Cesare, the doctor claims, can tell the future, and the one he predicts for Alan is death by dawn. When that comes to pass, Francis becomes obsessed with proving Caligari was behind it, and the arrival of a criminal (Scott Lincoln) with a knife similar to Alan's murder weapon does nothing to dissuade him. Surreal psychological twists and smoky visuals entwine around Eban Schletter's appropriately off-balance, neo-retro score.

The acting is, to be kind, uneven. Two standouts are the relatively unheralded Hopkins--best known as the heroin-addicted rock-star brother of Charlie (Dominic Monaghan) on TV's "Lost"--playing essentially two roles, and the absolutely amazing Krall, in two even further-apart parts. Also of particular note are the veteran actor Richard Herd as the police commissioner and "Star Trek: Voyager" Klingon Tim Russ as a particularly Klingon-like town clerk in a nicely color-blind take on what was once, like the rest of the film, a white German role.

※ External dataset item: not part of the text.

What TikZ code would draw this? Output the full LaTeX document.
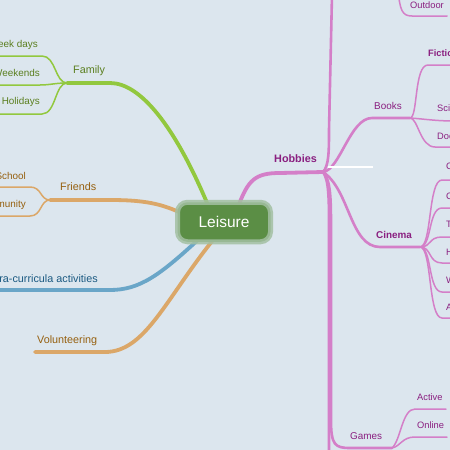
\documentclass[tikz,border=0pt]{standalone}
\usepackage{fontspec}
\setmainfont{Liberation Sans}
\definecolor{bg}{HTML}{DCE6EE}
\definecolor{famc}{HTML}{92C83E}
\definecolor{famt}{HTML}{5B7F1F}
\definecolor{orc}{HTML}{DBA768}
\definecolor{ort}{HTML}{96600F}
\definecolor{blc}{HTML}{6AA6C8}
\definecolor{blt}{HTML}{1B5A82}
\definecolor{pkc}{HTML}{D47FC8}
\definecolor{pkt}{HTML}{8A1F80}
\definecolor{lsf}{HTML}{5B8E45}
\definecolor{lsh}{HTML}{A3C0A2}
\begin{document}
\begin{tikzpicture}[x=1pt,y=-1pt,
  lone/.style={font=\fontsize{10.8}{12}\selectfont, inner sep=0pt},
  ltwo/.style={font=\fontsize{9.9}{11}\selectfont, inner sep=0pt},
  lthree/.style={font=\fontsize{9.3}{11}\selectfont, inner sep=0pt},
  mainline/.style={line width=3.8, line cap=round},
  subline/.style={line width=2.6, line cap=round},
  leafline/.style={line width=1.5, line cap=round},
  leisurebox/.style={rounded corners=10, minimum width=93, minimum height=39.5,
    fill=lsf, draw=lsh, draw opacity=0.85, line width=5, text=white,
    font=\fontsize{15.5}{17}\selectfont}
]
\useasboundingbox (0,0) rectangle (450,450);
\fill[bg] (0,0) rectangle (450,450);
\clip (0,0) rectangle (450,450);

% coordinates
\coordinate (famS) at (210,210);
\coordinate (famj) at (67,83);
\coordinate (wkdE) at (-5,56);
\coordinate (wkeE) at (-5,85);
\coordinate (holE) at (-5,114);
\coordinate (frS) at (190,217);
\coordinate (frj) at (50,200);
\coordinate (schE) at (-5,187);
\coordinate (comE) at (-5,216);
\coordinate (blS) at (200,238);
\coordinate (blE) at (-5,290);
\coordinate (voS) at (213,240);
\coordinate (voE) at (35,352);
\coordinate (hoS) at (238,207);
\coordinate (hobj) at (323,172);
\coordinate (upE) at (332,-5);
\coordinate (downE) at (329,455);
\coordinate (booksj) at (410,118);
\coordinate (ficE) at (455,65);
\coordinate (sciE) at (455,121);
\coordinate (docE) at (455,147);
\coordinate (cinj) at (420,247);
\coordinate (gamesj) at (392,448);
\coordinate (actE) at (446,409);
\coordinate (onlE) at (447,437);
\coordinate (outS) at (398,-10);
\coordinate (outE) at (447,16);
\coordinate (wA) at (328,167);
\coordinate (wB) at (373,167);

% Family
\draw[famc, mainline] (famS) .. controls (175,125) and (140,83) .. (110,83) -- (famj);
\draw[famc, leafline] (famj) .. controls (55,83) and (56,56) .. (42,56) -- (wkdE);
\draw[famc, leafline] (famj) .. controls (55,83) and (50,85) .. (40,85) -- (wkeE);
\draw[famc, leafline] (famj) .. controls (55,83) and (56,114) .. (42,114) -- (holE);

% Friends
\draw[orc, mainline] (frS) .. controls (165,205) and (150,200) .. (110,200) -- (frj);
\draw[orc, leafline] (frj) .. controls (40,200) and (42,187) .. (30,187) -- (schE);
\draw[orc, leafline] (frj) .. controls (40,200) and (42,216) .. (30,216) -- (comE);

% Extra-curricula
\draw[blc, mainline] (blS) .. controls (160,275) and (140,290) .. (110,290) -- (blE);

% Volunteering
\draw[orc, mainline] (voS) .. controls (165,300) and (145,352) .. (105,352) -- (voE);

% Hobbies
\draw[pkc, mainline] (hoS) .. controls (248,180) and (255,173) .. (280,173) -- (hobj);
\draw[pkc, subline] (hobj) .. controls (329,166) and (329,150) .. (329,130) -- (upE);
\draw[pkc, subline] (hobj) .. controls (329,180) and (329,200) .. (329,230) -- (downE);
\draw[pkc, subline] (hobj) .. controls (340,170) and (350,118) .. (372,118) -- (booksj);
\draw[pkc, subline] (hobj) .. controls (350,190) and (350,247) .. (380,247) -- (cinj);
\draw[pkc, subline] (hobj) .. controls (331,180) and (331,200) .. (331,230) -- (331,420)
   .. controls (331,445) and (335,448) .. (350,448) -- (gamesj);
\draw[white, line width=1.3] (wA) -- (wB);

% Books leaves
\draw[pkc, leafline] (booksj) .. controls (418,118) and (414,65) .. (428,65) -- (ficE);
\draw[pkc, leafline] (booksj) .. controls (425,119) and (435,121) .. (sciE);
\draw[pkc, leafline] (booksj) .. controls (418,118) and (420,147) .. (435,147) -- (docE);

% Cinema leaves
\foreach \i/\y in {1/180,2/208,3/237,4/263,5/292,6/318}{
  \coordinate (cin\i) at (455,\y);
  \draw[pkc, leafline] (cinj) .. controls (432,247) and (428,\y) .. (442,\y) -- (cin\i);
}

% Games leaves
\draw[pkc, leafline] (gamesj) .. controls (401,440) and (402,409) .. (415,409) -- (actE);
\draw[pkc, leafline] (gamesj) .. controls (401,446) and (402,437) .. (415,437) -- (onlE);

% Outdoor
\draw[pkc, leafline] (outS) .. controls (400,10) and (402,16) .. (412,16) -- (outE);

% central node
\node[leisurebox] (leisure) at (224,222) {Leisure};

% labels
\node[ltwo, text=famt, anchor=east] (wkd) at (38,45) {Week days};
\node[ltwo, text=famt, anchor=east] (wke) at (40,73) {Weekends};
\node[ltwo, text=famt, anchor=east] (hol) at (40,102) {Holidays};
\node[lone, text=famt, anchor=west] (fam) at (73,71) {Family};
\node[lone, text=ort, anchor=west] (fr) at (60,187) {Friends};
\node[ltwo, text=ort, anchor=east] (sch) at (26,176) {School};
\node[ltwo, text=ort, anchor=east] (com) at (26,205) {Community};
\node[lone, text=blt, anchor=east] (eca) at (98,279) {Extra-curricula activities};
\node[lone, text=ort, anchor=west] (vol) at (37,341) {Volunteering};
\node[lone, text=pkt, font=\fontsize{10.8}{12}\selectfont\bfseries, anchor=west] (hob) at (274,159) {Hobbies};
\node[lthree, text=pkt, anchor=west] (out) at (410,5) {Outdoor};
\node[ltwo, text=pkt, anchor=west] (books) at (374,106) {Books};
\node[lthree, text=pkt, font=\fontsize{9.3}{11}\selectfont\bfseries, anchor=west] (fic) at (428,53) {Fiction};
\node[lthree, text=pkt, anchor=west] (sci) at (437,108) {Science};
\node[lthree, text=pkt, anchor=west] (doc) at (437,137) {Documentary};
\node[ltwo, text=pkt, font=\fontsize{9.9}{11}\selectfont\bfseries, anchor=west] (cin) at (376,235) {Cinema};
\node[lthree, text=pkt, anchor=west] (c1) at (446,167) {Comedy};
\node[lthree, text=pkt, anchor=west] (c2) at (446,196) {Crime};
\node[lthree, text=pkt, anchor=west] (c3) at (446,224) {Thriller};
\node[lthree, text=pkt, anchor=west] (c4) at (446,252) {Horror};
\node[lthree, text=pkt, anchor=west] (c5) at (446,280) {Western};
\node[lthree, text=pkt, anchor=west] (c6) at (446,307) {Action};
\node[ltwo, text=pkt, anchor=west] (games) at (350,436) {Games};
\node[lthree, text=pkt, anchor=west] (act) at (417,397) {Active};
\node[lthree, text=pkt, anchor=west] (onl) at (417,425) {Online};
\end{tikzpicture}
\end{document}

Exhibitors might consider pairing the film with metal musician Rob Zombie's 1998 music-video "Living Dead Girl," in which director-star Zombie restages some scenes from the original film--complete with film scratches and the Expressionistic tinting--with himself as Caligari.

Trivia note: Caligari's University of Berlin diploma gives his heretofore unknown first name as Daamen--that of the actor playing him here.